A ton of life changes have came about and Russ keeps giving me more reasons to dislike him everyday. I am a very forgiving person…I am a very self-sacrificing person…I try my hardest to make this man happy but he always finds fault with something. I literally almost hate him at this point. I try so hard…and things just never seem to be enough. I always seem to be just short of what he’s looking for and he’s so particular about things that it just blows up in my face all the time. I’m ready to just curl up in a corner and say, “you just do everything because I screw things up.”

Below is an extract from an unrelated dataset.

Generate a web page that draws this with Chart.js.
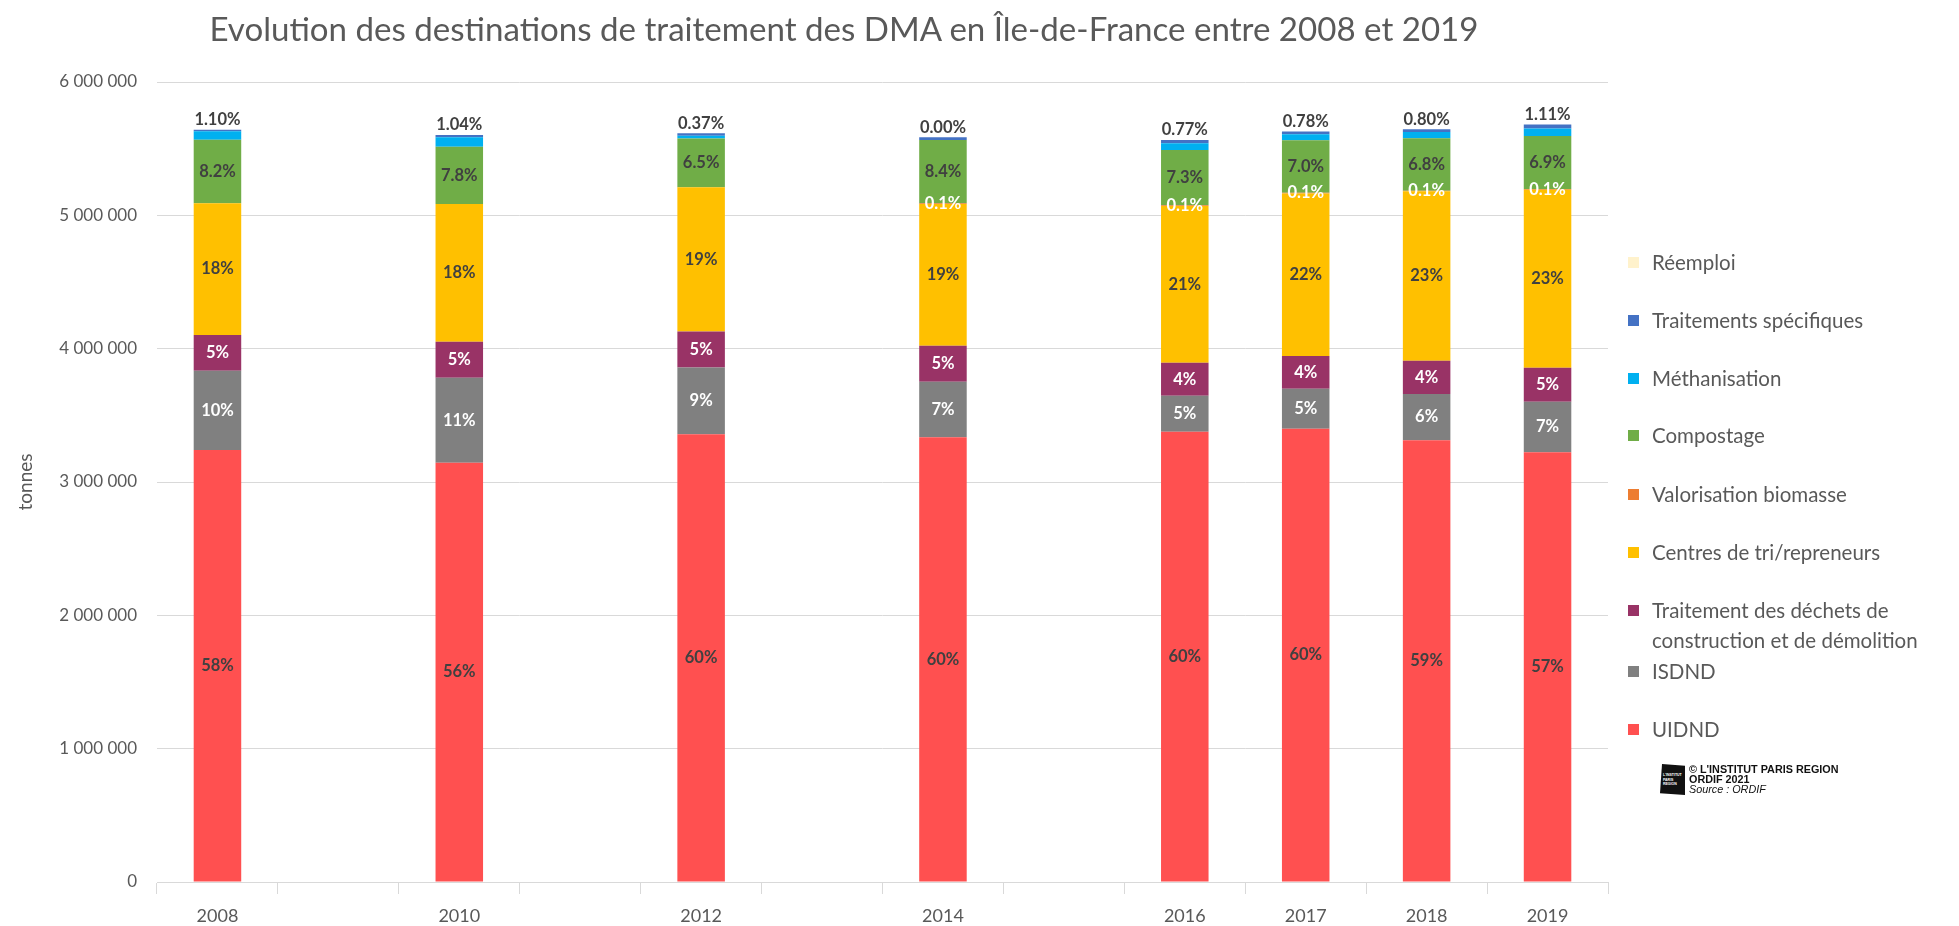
<!DOCTYPE html>
<html lang="fr">
<head>
<meta charset="utf-8">
<title>Evolution des destinations de traitement des DMA</title>
<script src="https://cdn.jsdelivr.net/npm/chart.js@4.4.1/dist/chart.umd.min.js"></script>
<style>
    body { margin: 0; background: #fff; font-family: Lato, sans-serif; }
    #wrap { position: relative; width: 1959px; height: 926px; overflow: hidden; }
    #chart { position: absolute; left: 0; top: 0; }
    #title {
        position: absolute; left: 844px; top: 9px; transform: translateX(-50%);
        white-space: nowrap; font-size: 33.1px; line-height: 38px; color: #595959;
    }
    #legend { position: absolute; left: 1628px; top: 0; margin: 0; padding: 0; list-style: none; }
    #legend li { position: absolute; left: 0; white-space: nowrap; font-size: 20.5px; line-height: 30px; color: #595959; }
    #legend li i { position: absolute; left: 0; top: 10px; width: 11px; height: 11px; }
    #legend li span { display: block; padding-left: 24px; }
    #credit { position: absolute; left: 1660px; top: 764px; font-family: "Liberation Sans", Arial, sans-serif; }
    #credit .logo {
        position: absolute; left: 0; top: 0; width: 25px; height: 31px; background: #111;
        clip-path: polygon(8% 0, 100% 6%, 100% 100%, 0 94%);
        color: #fff; font-size: 3.5px; line-height: 4.5px; font-weight: bold; padding: 9px 0 0 3px; box-sizing: border-box;
    }
    #credit .txt { position: absolute; left: 29px; top: 0; font-size: 10.8px; line-height: 10px; color: #111; white-space: nowrap; }
</style>
</head>
<body>
<div id="wrap">
    <canvas id="chart" width="1959" height="926"></canvas>
    <div id="title">Evolution des destinations de traitement des DMA en Île-de-France entre 2008 et 2019</div>
    <ul id="legend"></ul>
    <div id="credit">
        <div class="logo">L'INSTITUT<br>PARIS<br>REGION</div>
        <div class="txt"><b>© L'INSTITUT PARIS REGION</b><br><b>ORDIF 2021</b><br><i>Source : ORDIF</i></div>
    </div>
</div>

<script>
// years on the axis (odd years before 2016 have no data, no label)
const years = ["2008", "", "2010", "", "2012", "", "2014", "", "2016", "2017", "2018", "2019"];

// tonnages per destination
const uidnd = [3240000, null, 3145000, null, 3358000, null, 3335000, null, 3377000, 3400000, 3313000, 3223000];
const isdnd = [595000, null, 637000, null, 500000, null, 417000, null, 270000, 300000, 347000, 379000];
const dechetsBtp = [268000, null, 270000, null, 270000, null, 270000, null, 248000, 245000, 250000, 255000];
const centresTri = [988000, null, 1033000, null, 1083000, null, 1063000, null, 1175000, 1219000, 1270000, 1334000];
const biomasse = [0, null, 0, null, 0, null, 6000, null, 6000, 6000, 5000, 6000];
const compostage = [475000, null, 430000, null, 365000, null, 474000, null, 414000, 394000, 393000, 398000];
const methanisation = [65000, null, 70000, null, 20000, null, 0, null, 50000, 45000, 47000, 57000];
const traitSpecifiques = [10000, null, 17000, null, 20000, null, 20000, null, 25000, 20000, 20000, 30000];
const reemploi = [0, null, 0, null, 0, null, 0, null, 0, 0, 0, 0];

// shares written on the bars (%)
const pctUidnd = [58, null, 56, null, 60, null, 60, null, 60, 60, 59, 57];
const pctIsdnd = [10, null, 11, null, 9, null, 7, null, 5, 5, 6, 7];
const pctBtp = [5, null, 5, null, 5, null, 5, null, 4, 4, 4, 5];
const pctTri = [18, null, 18, null, 19, null, 19, null, 21, 22, 23, 23];
const pctBiomasse = [null, null, null, null, null, null, 0.1, null, 0.1, 0.1, 0.1, 0.1];
const pctCompost = [8.2, null, 7.8, null, 6.5, null, 8.4, null, 7.3, 7.0, 6.8, 6.9];
const pctMetha = [1.10, null, 1.04, null, 0.37, null, 0.00, null, 0.77, 0.78, 0.80, 1.11];

const yMax = 6000000;
const yStep = 1000000;

// bottom to top of each stack
const series = [
    { label: "UIDND", data: uidnd, color: "#FF5050", pct: pctUidnd, dec: 0, txt: "#404040" },
    { label: "ISDND", data: isdnd, color: "#808080", pct: pctIsdnd, dec: 0, txt: "#ffffff" },
    { label: "Traitement des déchets de\nconstruction et de démolition", data: dechetsBtp, color: "#993366", pct: pctBtp, dec: 0, txt: "#ffffff" },
    { label: "Centres de tri/repreneurs", data: centresTri, color: "#FFC000", pct: pctTri, dec: 0, txt: "#404040" },
    { label: "Valorisation biomasse", data: biomasse, color: "#ED7D31", pct: pctBiomasse, dec: 1, txt: "#ffffff" },
    { label: "Compostage", data: compostage, color: "#70AD47", pct: pctCompost, dec: 1, txt: "#404040" },
    { label: "Méthanisation", data: methanisation, color: "#00B0F0", pct: null },
    { label: "Traitements spécifiques", data: traitSpecifiques, color: "#4472C4", pct: null },
    { label: "Réemploi", data: reemploi, color: "#FFF2CC", pct: null }
];

// legend, top item = last series
const legendTops = [247, 305, 363, 420, 479, 537, 595, 656, 714];
let legend = document.getElementById("legend");
series.slice().reverse().forEach((s, i) => {
    let li = document.createElement("li");
    li.style.top = legendTops[i] + "px";
    li.innerHTML = `<i style="background:${s.color}"></i><span>${s.label.replace("\n", "<br>")}</span>`;
    legend.appendChild(li);
});

function spaced(v) {
    return String(v).replace(/\B(?=(\d{3})+(?!\d))/g, " ");
}

// percentages inside the bars, méthanisation share above the stack
const barLabels = {
    id: "barLabels",
    afterDatasetsDraw(chart) {
        let ctx = chart.ctx;
        ctx.save();
        ctx.font = "bold 16.5px Lato";
        ctx.textAlign = "center";
        ctx.textBaseline = "middle";
        series.forEach((s, i) => {
            if (!s.pct) return;
            chart.getDatasetMeta(i).data.forEach((bar, j) => {
                let v = s.pct[j];
                if (v == null) return;
                ctx.fillStyle = s.txt;
                ctx.fillText(v.toFixed(s.dec) + "%", bar.x, (bar.y + bar.base) / 2);
            });
        });
        let topMeta = chart.getDatasetMeta(series.length - 1);
        ctx.fillStyle = "#404040";
        topMeta.data.forEach((bar, j) => {
            if (pctMetha[j] == null) return;
            ctx.fillText(pctMetha[j].toFixed(2) + "%", bar.x, bar.y - 10);
        });
        ctx.restore();
    }
};

new Chart(document.getElementById("chart"), {
    type: "bar",
    data: {
        labels: years,
        datasets: series.map(s => ({
            label: s.label,
            data: s.data,
            backgroundColor: s.color,
            borderWidth: 0,
            categoryPercentage: 1,
            barPercentage: 0.393
        }))
    },
    options: {
        responsive: false,
        animation: false,
        layout: { padding: { top: 82, right: 351, bottom: 0, left: 0 } },
        plugins: {
            legend: { display: false },
            tooltip: { enabled: false }
        },
        scales: {
            x: {
                stacked: true,
                grid: { drawOnChartArea: false, drawTicks: true, tickLength: 12, color: "#d9d9d9" },
                border: { color: "#d9d9d9" },
                ticks: { color: "#595959", font: { family: "Lato", size: 18 }, padding: 11, maxRotation: 0, autoSkip: false },
                afterFit: s => { s.height = 44; }
            },
            y: {
                stacked: true,
                min: 0,
                max: yMax,
                grid: { color: "#d9d9d9", drawTicks: false },
                border: { display: false },
                ticks: { stepSize: yStep, color: "#595959", font: { family: "Lato", size: 17 }, padding: 20, callback: v => spaced(v) },
                title: { display: true, text: "tonnes", color: "#595959", font: { family: "Lato", size: 19 }, padding: { top: 14, bottom: 0 } },
                afterFit: s => { s.width = 157; }
            }
        }
    },
    plugins: [barLabels]
});
</script>
</body>
</html>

We just got through with a move. We got a house together with a friend of ours and her two little boys and we had our cable service changed over. For the past 3+ years we recieved “extra” channels courtesy of the guys who hooked us up (gosh knows why). The guy who hooked us up here didn’t give us the extra channels like the last two and Russ of course had a fit, even though the years before was really a courtesy we can’t really argue with considering we were getting extra channels without paying. So we decide to get the extra channels back and get them hooked up. The guy comes today and hooks up a box and a new remote for the new channels (for the previous years it was just a switch flip it seemed, but this is the actual “business-type maneuver”), allowing for other services and a program guide which i thought was pretty nifty.
Russ comes home, finds out there’s a new remote, and that…omigosh…the channels change a bit slower when flipping (even though there’s a freaking guide to look through now). “It’s not what [he] wants!” he keeps screaming. What the hell ever, what you wanted was the stations back and by hell we got them. How was i the hell to know that this wasn’t going to fit into your world. That waiting a freaking quarter of a second later during a channel scan was going to set you off. I’m almost done.

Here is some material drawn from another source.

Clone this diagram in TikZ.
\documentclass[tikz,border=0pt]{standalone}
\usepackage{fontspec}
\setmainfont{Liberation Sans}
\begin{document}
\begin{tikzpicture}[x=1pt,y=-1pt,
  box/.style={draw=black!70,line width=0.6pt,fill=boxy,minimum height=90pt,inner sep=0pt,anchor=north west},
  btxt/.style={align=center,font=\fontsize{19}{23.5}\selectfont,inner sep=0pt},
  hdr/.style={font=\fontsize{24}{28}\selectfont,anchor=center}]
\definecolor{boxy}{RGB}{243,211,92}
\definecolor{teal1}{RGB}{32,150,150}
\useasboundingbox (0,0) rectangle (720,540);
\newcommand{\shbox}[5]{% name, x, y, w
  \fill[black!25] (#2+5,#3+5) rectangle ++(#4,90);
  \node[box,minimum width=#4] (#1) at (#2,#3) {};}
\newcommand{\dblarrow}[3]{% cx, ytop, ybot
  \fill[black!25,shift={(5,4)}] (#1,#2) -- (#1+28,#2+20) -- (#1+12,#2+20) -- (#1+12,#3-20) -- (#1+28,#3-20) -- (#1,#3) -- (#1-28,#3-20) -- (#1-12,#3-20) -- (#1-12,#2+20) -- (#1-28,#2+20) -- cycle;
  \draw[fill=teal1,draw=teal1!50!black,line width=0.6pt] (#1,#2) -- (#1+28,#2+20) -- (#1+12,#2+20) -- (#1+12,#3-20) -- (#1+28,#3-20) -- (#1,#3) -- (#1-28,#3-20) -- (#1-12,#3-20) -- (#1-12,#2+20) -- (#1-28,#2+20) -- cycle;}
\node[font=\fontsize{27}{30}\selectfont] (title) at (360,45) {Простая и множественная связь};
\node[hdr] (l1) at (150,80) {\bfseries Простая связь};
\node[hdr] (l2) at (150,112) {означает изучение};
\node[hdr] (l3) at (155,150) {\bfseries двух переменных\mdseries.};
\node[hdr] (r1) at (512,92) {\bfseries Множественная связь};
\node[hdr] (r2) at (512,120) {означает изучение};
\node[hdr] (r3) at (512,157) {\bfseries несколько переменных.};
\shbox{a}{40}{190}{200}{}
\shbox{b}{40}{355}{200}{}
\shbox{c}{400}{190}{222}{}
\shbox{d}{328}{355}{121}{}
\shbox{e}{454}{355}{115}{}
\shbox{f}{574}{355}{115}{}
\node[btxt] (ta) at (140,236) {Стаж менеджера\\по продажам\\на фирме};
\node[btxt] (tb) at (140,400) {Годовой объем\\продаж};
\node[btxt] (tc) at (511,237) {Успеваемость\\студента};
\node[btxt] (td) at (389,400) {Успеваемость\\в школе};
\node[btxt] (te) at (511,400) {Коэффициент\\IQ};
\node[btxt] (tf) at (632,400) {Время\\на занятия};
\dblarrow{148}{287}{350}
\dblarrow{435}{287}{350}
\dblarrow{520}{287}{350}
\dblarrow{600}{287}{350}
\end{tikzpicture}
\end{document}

The main reason i made this move with him was because I won’t have a lease in this new place and so I won’t feel tied to the place if I don’t feel tied to him anymore. And since I’ve bought my new vehicle with my bonds I don’t have any ties to a vehicle as well. I love him, I swear I do…I just don’t know if I can live with him anymore. He is just aggravating, annoying, unhappy and I’ve been crying a helluva lot lately, tonight not being an exception. It started out so well too.
There’s just a part of me that keeps believing the old Russ will emerge. I see him every once in a while, and these last 4 days prior he was his old self lately. Since we moved here though his temperence we worked on has gone kaput and I just don’t know anymore.

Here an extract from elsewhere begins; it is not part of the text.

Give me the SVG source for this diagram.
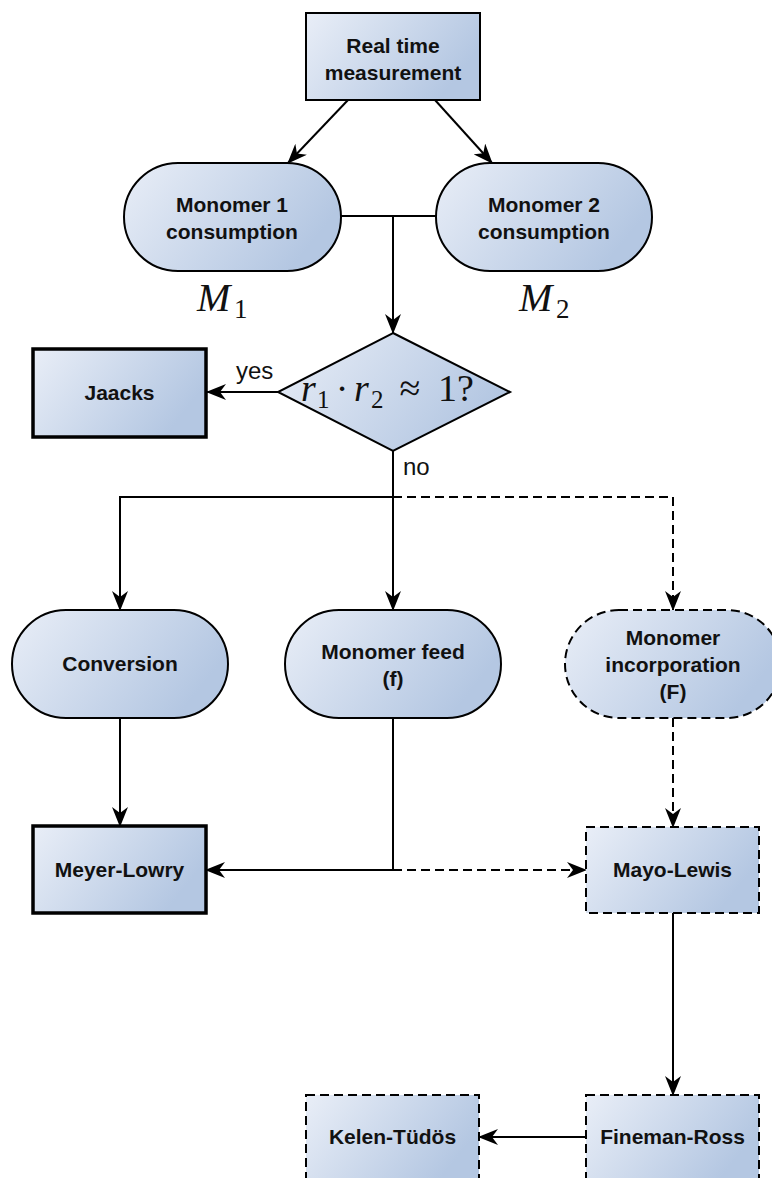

I thought we were over the stupid, petty arguments…
I originally didn’t intend for my first post in this long while to be so negative. I was thinking up this grand post about my new car, the new house, the backyard by beautiful puppy can play in, the opportunity of being able to take on dad-like responsibilities, our relationship getting back on track…
…but as in any situation, the drama seems to take precedence. It’s how so many poets and writers gave their best works…not by writing about what’s right, but what’s wrong. I think we’re inherit to just have a need to spill these things out into words. When I’m happy I never have this need to write, but by gosh when everything’s wrong and i have the opportunity…you better believe I’m writing.
As far as I’m concerned at this moment I’m looking after myself.
Thank you everyone who’s reading these. I appreciate any thoughts or just the thought of a readership. I promise I will be more frequent. It will be a happy destraction.
Thought of the day: “Are You Smarter Than a Fifth Grader” is coming off my Tivo. This show has more bad karma for me than anything. Anytime we freaking watch this show we always end in an argument (guess what we were watching tonight…). He may catch it on me later and then get pissed but the way I see it, it may save us a few arguments.